The nights have turned cold, with broad mornings that slip directly into afternoon, skipping midday altogether. The sun is warm, but breezes and shadows both chill. Butchering time.
At nine o'clock the butcher and his wife arrive in a rumbling truck, backing the trailer carefully into the barnyard. Inside, he has everything laid out: the line of killing cones, an aluminum trashcan of hot water over a propane burner, the plucking machine, two sinks mounted on the wall with a tub beneath to catch the guts. Feet and necks go into one bucket; hearts and livers in another. Outside, we have a tank of ice water, a roll of plastic bags.
We've dragged the chicken tractor - the coop which we've been moving every other day, all over the side-hill below the barn - as close as we can get it to the barnyard. We bring the chickens, three at a time. They work quickly, methodically. We talk about the season, the rain, the drought, the frost, except when the plucking machine roars to life, which is my cue anyway to get another three. There is surprisingly little mess. They tell us they've slaughtered seventeen thousand birds this year, so far. He's coming up now on seventy, supposes he'll keep working 'till he's eighty but it'd be nice to find an apprentice, someone to follow. Nobody else in the state doing this kind of work; if there's meat to be slaughtered, he says, they've been there.
It's a good living, he says: seventeen thousand chickens at two-fifty a head, just do the math. Not even considering all the beefers, the hogs and in the spring there's lamb.

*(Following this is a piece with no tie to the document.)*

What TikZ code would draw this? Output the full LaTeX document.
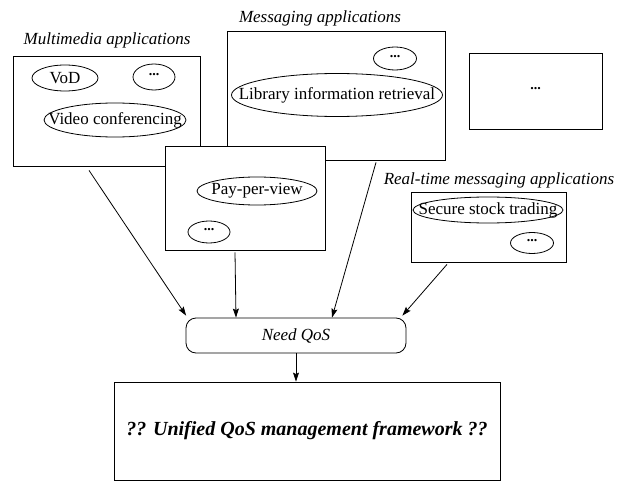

Each time I go back into the coop, the chickens sit calmly, stupidly, staring at the feed troughs that we left outside. I don't feel badly for them. I catch them fast, and once they're upside-down they quiet. Mostly they don't even flutter when I hand them across to the butcher's wife. Ten seconds later their heads are in a bucket. Chickens aren't especially expressive, and of course there's no way to really know, but I don't see anything I'd call suffering.
The butcher says they've seen a lot of new business this year, a lot of new kinds of folk raising their own meat. Especially chickens, easy to care for, easy to kill: the gateway livestock. Lots of doctors, lawyer-types, state police. Not just farmers and back-to-the-landers, not anymore. Themselves, they grow mostly what they eat, trade slaughtering for vegetables at a farm down the way. The kids don't want that life, though. Maybe one of the grandkids will.
At the end there are four birds left. I'll do two and two, she says. It's cruel to leave one alone.